I have been working in an office for almost two weeks, which means I have had to find a place to pump roughly 20 times. 

There are private offices but they are separated from the main space with glass. Anybody who designs an office space divided by glass has clearly never returned to work after maternity leave armed with an unmarked black bag full of funnels and tubing. 

When I was freelancing after I had Mazzy, I had to pump in a glass office. I took a large piece of foam core and sat it on a chair, leaning up against the glass, so that if anybody walked by, they wouldn't be able to see me hooked up like a cow to a milk machine. Then I locked the door and went about my business.

It's hard to pump while watching the top of people's heads bobbing above a piece of foam core as they pass by, but it's definitely better than giving your co-workers a front row seat to the show.

The show would be called, "Let's Make Breasts Look Unsexier Than You Ever Imagined Possible", just to be clear.

The foam core worked successfully for about four days and then on the fifth day, God said, "LET THE FOAM CORE FALL BECAUSE THAT WOULD BE HILARIOUS!" The board tipped over mid-pumping session but still blocked the bottom half of the window, so I just kind of shimmied off my chair and onto the floor to finish the job.

I pumped in a ton of crazy places after Mazzy. I went on a commercial shoot when Mazzy was four months and had an entire production crew organizing my routine according to when the cameras weren't rolling. You don't know breast pump awkwardness until two 20 year-old guys are coordinating your pumping session over walkie talkies, then appearing to escort you to the back of the hair and make-up trailer and standing outside the front door, like they are denying access to a club, to make sure no one enters. 

We were shooting for ten full days and changed our location twice daily. With each new spot, I had to find a new place to pump. I pumped in a coffeeshop bathroom, in strangers' homes, in the production van, behind a rack of wardrobe— you name it. 

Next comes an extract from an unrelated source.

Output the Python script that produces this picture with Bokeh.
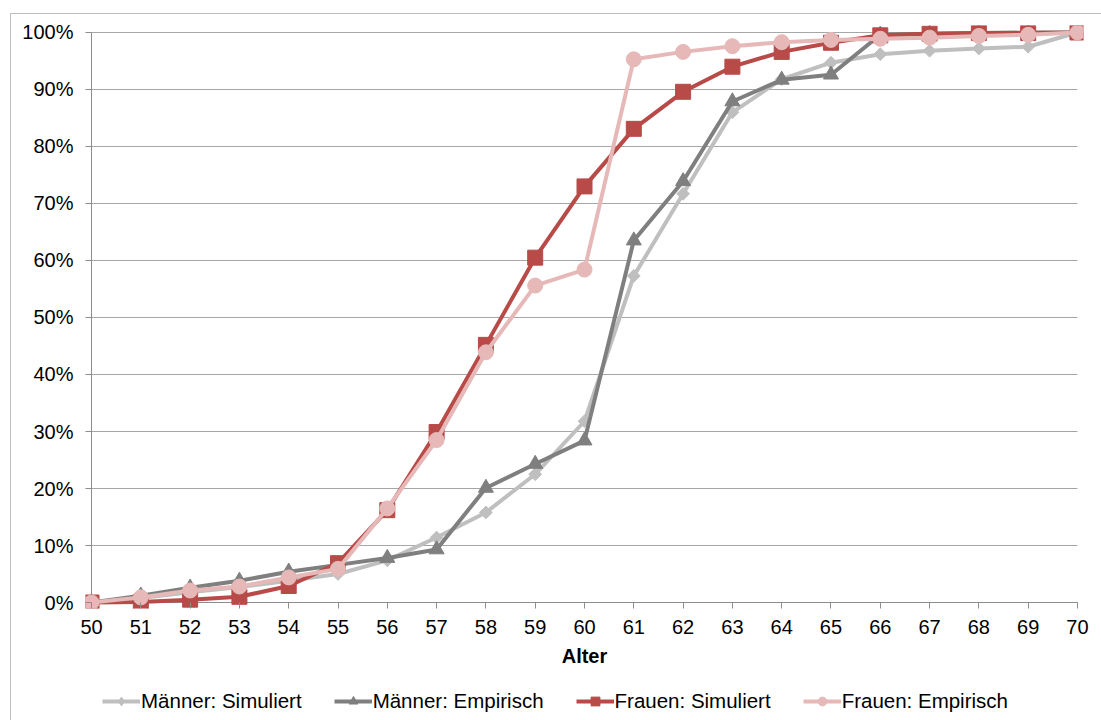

At my old office, I was given a key to the "lactation room" (fancy language for a a shower stall with a stool), and pumped there two to three times daily. But since I am now freelance, it means everywhere I go, I must find a new home for my favorite past time. 

At the place I am working currently, I was given two options.

There's the stairwell, which I was assured nobody ever goes into, but I can almost guarantee if I decided to pump there, that would be the same day there was a small electrical fire, causing everyone to immediately flood the nearest exit that didn't require an elevator. The door would fling open revealing my protracted nipples to an entire office of people all at once.

The other option is a utility closet with no sink that doesn't have a lock. There's a fridge, a copier and a stack of soda cases… you know, in case I decided to clean my pump with Diet Coke and then take a photocopy of it. In my opinion, the only thing worse than a glass wall is a solid wood door with no lock, so there's absolutely no warning before someone mistakenly barges in.

Ultimately, I chose neither. 

I went with the women's bathroom, and no, it's not private. The only outlet is on the countertop right when you walk in the door, but at least the people barging in will all be women. Initially, I hung warning signs ("come back in ten minutes or else this will be embarrassing for all parties involved", "topless woman inside and not in a good way", etc.), but after the signs were ignored more than once, I skipped that little attempt at decency too.

At this point, after pumping literally thousands of times in every half hidden spot imaginable, envisioning endless scenarios where my dignity might be compromised, I finally decided the person walking in will be way more horrified than I will.

If that person has a problem, they can go pee in the utility closet between the sodas and the copy machine, right?